Bombay est une ville qui s’explore, qui se fouille, qui se vit. Pas une ville qui se visite en trois jours.

Ce n’est pas une v(f)ille facile qui se dévoile dans ses monuments ou dans ses attractions touristiques. La Gateway of India s’apprécie en un simple coup d’oeil, l’hotel Taj est un foutu centre commercial pour riches étrangers assommés par le mal du pays, la Victoria Station est un poême baroque mais uniquement à l’extérieur, les musées ne sont pas inoubliables et même la maison de ce pauvre Rudyard Kipling tombe en ruine alors que dans n’importe quelle ville du monde, un petit malin en aurait fait une attraction colorée, avec t-shirts, mugs et caleçons à l’effigie de Mowgli, Baloo et leurs copains poilus.

L’intérêt de Bombay, c’est Bombay : ses gens, sa vie, ses multitudes de cultures qui se retrouvent sur cette péninsule étroite dans l’espoir de faire un peu de pognon, son économie souterraine, son dynamisme entrepreneurial, ses rickshaws et ses slums.

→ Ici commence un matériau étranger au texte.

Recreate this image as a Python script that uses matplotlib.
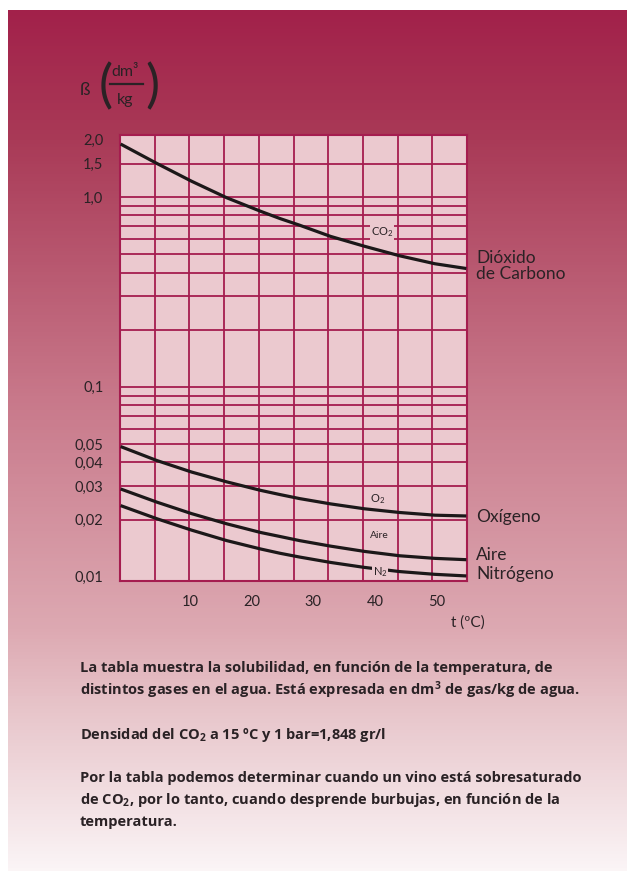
import numpy as np
import matplotlib
matplotlib.use('Agg')
from matplotlib import pyplot as plt
from matplotlib.colors import LinearSegmentedColormap
from matplotlib.lines import Line2D
from matplotlib import transforms

plt.rcParams['font.family'] = ['Lato', 'DejaVu Sans']
plt.rcParams['mathtext.default'] = 'regular'

# temperatura (ºC) y solubilidad (dm3/kg)
temps = [-1.2, 4.7, 10.3, 16.0, 21.5, 24.6, 27.8, 32.8, 38.3, 44.0, 49.7, 54.8]
co2 = [1.90, 1.50, 1.21, 0.99, 0.84, 0.77, 0.71, 0.62, 0.55, 0.49, 0.445, 0.42]
o2 = [0.0485, 0.0409, 0.0356, 0.0316, 0.0285, 0.0271, 0.0258, 0.0242, 0.0228, 0.0218, 0.0211, 0.0209]
aire = [0.0290, 0.0247, 0.0215, 0.0190, 0.0171, 0.0163, 0.0155, 0.0145, 0.0136, 0.0129, 0.0125, 0.0123]
n2 = [0.0237, 0.0202, 0.0176, 0.0155, 0.0140, 0.0133, 0.0127, 0.0119, 0.0112, 0.01065, 0.0103, 0.0101]

yticks = [2.0, 1.5, 1.0, 0.1, 0.05, 0.04, 0.03, 0.02, 0.01]
ytick_labels = ['2,0', '1,5', '1,0', '0,1', '0,05', '0,04', '0,03', '0,02', '0,01']
xticks = [10, 20, 30, 40, 50]
hgrid = [1.5, 1.0, 0.9, 0.8, 0.7, 0.6, 0.5, 0.4, 0.3, 0.2,
         0.1, 0.09, 0.08, 0.07, 0.06, 0.05, 0.04, 0.03, 0.02]

GRID = '#a51d4f'
FACE = '#ebc9cf'
INK = '#2a2225'
W, H = 627, 871

fig = plt.figure(figsize=(W / 100, H / 100), dpi=100)
fig.patch.set_facecolor('white')

def fx(x):
    return x / W

def fy(y):
    return 1 - y / H

# fondo degradado
bg = fig.add_axes([fx(8), 0, 1 - fx(8), fy(10)])
cmap = LinearSegmentedColormap.from_list('fondo', [
    (0.0, '#a2214a'), (0.15, '#a93a57'), (0.45, '#c8788a'),
    (0.72, '#dda9b2'), (0.80, '#e6c1c7'), (1.0, '#fbf5f6')])
bg.imshow(np.linspace(0, 1, 256).reshape(-1, 1), cmap=cmap, aspect='auto',
          extent=[0, 1, 0, 1])
bg.axis('off')

# grafico
ax = fig.add_axes([fx(120), fy(581), fx(467) - fx(120), fy(135) - fy(581)])
ax.set_facecolor(FACE)
ax.set_yscale('log')
xmin, xmax = -1.3, 54.9
ax.set_xlim(xmin, xmax)
ax.set_ylim(0.0095, 2.12)

for v in hgrid:
    ax.axhline(v, color=GRID, lw=1.3, zorder=1)
for v in np.linspace(xmin, xmax, 11)[1:-1]:
    ax.axvline(v, color=GRID, lw=1.3, zorder=1)
for s in ax.spines.values():
    s.set_color(GRID)
    s.set_linewidth(1.5)

for serie in [co2, o2, aire, n2]:
    ax.plot(temps, serie, color='#1c1819', lw=2.3, zorder=3,
            solid_capstyle='butt', solid_joinstyle='round')

ax.yaxis.set_major_locator(matplotlib.ticker.FixedLocator(yticks))
ax.yaxis.set_minor_locator(matplotlib.ticker.NullLocator())
ax.set_yticklabels(ytick_labels)
ax.set_xticks(xticks)
ax.set_xticklabels([str(t) for t in xticks])
ax.tick_params(axis='both', length=0, labelsize=10.5, labelcolor=INK)
ax.tick_params(axis='y', pad=12)
ax.tick_params(axis='x', pad=10)

# etiquetas dentro del grafico
box = dict(facecolor=FACE, edgecolor='none', pad=0.5)
ax.text(39.3, 0.65, 'CO$_2$', fontsize=8, color=INK, va='center', zorder=4, bbox=box)
ax.text(39.2, 0.0257, 'O$_2$', fontsize=8, color=INK, va='center', zorder=4)
ax.text(39.2, 0.01644, 'Aire', fontsize=7.5, color=INK, va='center', zorder=4)
ax.text(39.6, 0.01062, 'N$_2$', fontsize=8, color=INK, va='center', zorder=4, bbox=box)

# nombres a la derecha
tr = transforms.blended_transform_factory(ax.transAxes, ax.transData)
ax.text(1.026, 0.433, 'Dióxido\nde Carbono', transform=tr, fontsize=12.5,
        color=INK, va='center', linespacing=1.0)
ax.text(1.026, 0.0207, 'Oxígeno', transform=tr, fontsize=12.5, color=INK, va='center')
ax.text(1.026, 0.01306, 'Aire', transform=tr, fontsize=12.5, color=INK, va='center')
ax.text(1.026, 0.01038, 'Nitrógeno', transform=tr, fontsize=12.5, color=INK, va='center')

fig.text(fx(468), fy(623), 't (ºC)', fontsize=11, color=INK, ha='center', va='center')

# titulo del eje y
fig.text(fx(85), fy(90), 'ß', fontsize=13, color=INK, ha='center', va='center')
fig.text(fx(106), fy(87), '(', fontsize=38, color=INK, ha='center', va='center')
fig.text(fx(152), fy(87), ')', fontsize=38, color=INK, ha='center', va='center')
fig.text(fx(125), fy(72), 'dm³', fontsize=11.5, color=INK, ha='center', va='center')
fig.text(fx(125), fy(100), 'kg', fontsize=11.5, color=INK, ha='center', va='center')
fig.add_artist(Line2D([fx(110), fx(143)], [fy(84), fy(84)], color=INK, lw=1.6))

# texto inferior
lineas = [
    (668, 'La tabla muestra la solubilidad, en función de la temperatura, de'),
    (690, 'distintos gases en el agua. Está expresada en dm$^3$ de gas/kg de agua.'),
    (735, 'Densidad del CO$_2$ a 15 ºC y 1 bar=1,848 gr/l'),
    (778, 'Por la tabla podemos determinar cuando un vino está sobresaturado'),
    (800, 'de CO$_2$, por lo tanto, cuando desprende burbujas, en función de la'),
    (822, 'temperatura.'),
]
for y, txt in lineas:
    fig.text(fx(80), fy(y), txt, fontsize=10.5, fontweight='bold', color=INK,
             va='center', family=['Open Sans', 'DejaVu Sans'])

fig.savefig('out.png', dpi=100)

En ce moment, beaucoup d’articles s’attardent sur le concept de slum tourism. Partout à travers le monde, des « tours opérators » (voir le lien)se chargent de la visite des slums de Bombay ou des favelas de Rio. L’image de ces lieux est gravée dans l’imaginaire collectif, notamment grâce à des films comme Slumdog Millionaire ou La cité de Dieu.

Les touristes veulent voir ce qu’il s’y passe, pour notamment être sûr de ne pas manquer ce qui constitue une grosse partie de ces villes.

Alors, est-ce du tourisme responsable ou du voyeurisme décomplexé ?

Certains disent que ça banalise la pauvreté, pire, que celle-ci se transforme en loisir éphémère pour des touristes en recherche d’une bonne conscience tout en étant finalement inconscients de la situation. D’autres mettent en avant une cohabitation nécessaire de deux mondes trop séparés, basée sur le respect entre les personnes et la participation économique et morale des ONG organisant ces visites. Comme une sorte de création de lien social entre deux mondes diamétralement opposés.

Mais ce qui frappe vraiment, c’est cette constatation que TOUT est tourisme aujourd’hui, et que n’importe quoi pourrait le devenir. Les monuments, les lieux, les hommes, mais aussi les choses immatérielles comme les techniques artisanales ou la cuisine : tout se visite, tout s’explore, tout se scrute, s’observe, tout se photographie, tout se vend.

Appelez ça tourisme écolo, tourisme responsable, tourisme gastronomique, tourisme sexuel, tourisme d’aventure : c’est la même chose, c’est la volonté de personnes de découvrir un environnement différent de celui dans lequel ils vivent habituellement.

Cette vision basique du tourisme est plutôt positive, ce sont les dérives (commerciales, discriminatoires et culturelles) qui ne le sont pas.

Il ne s’agit donc pas de s’offusquer de cet autre type de tourisme, mais plutôt de réfléchir à notre rapport aux autres cultures et à notre vision du monde trop souvent réduit à un vaste studio photo.

Deux articles sur le « poorism »:

http://www.nytimes.com/2008/03/09/travel/09heads.html?_r=0

http://thecelebritycafe.com/feature/2014/02/slum-tours-should-we-let-them-continue

NB : à Bombay, les slum tours n’intéressent que les touristes occidentaux, très peu d’indiens de la classe moyenne auraient l’idée de mettre les pieds dans un bidonville, et encore moins de payer pour ça.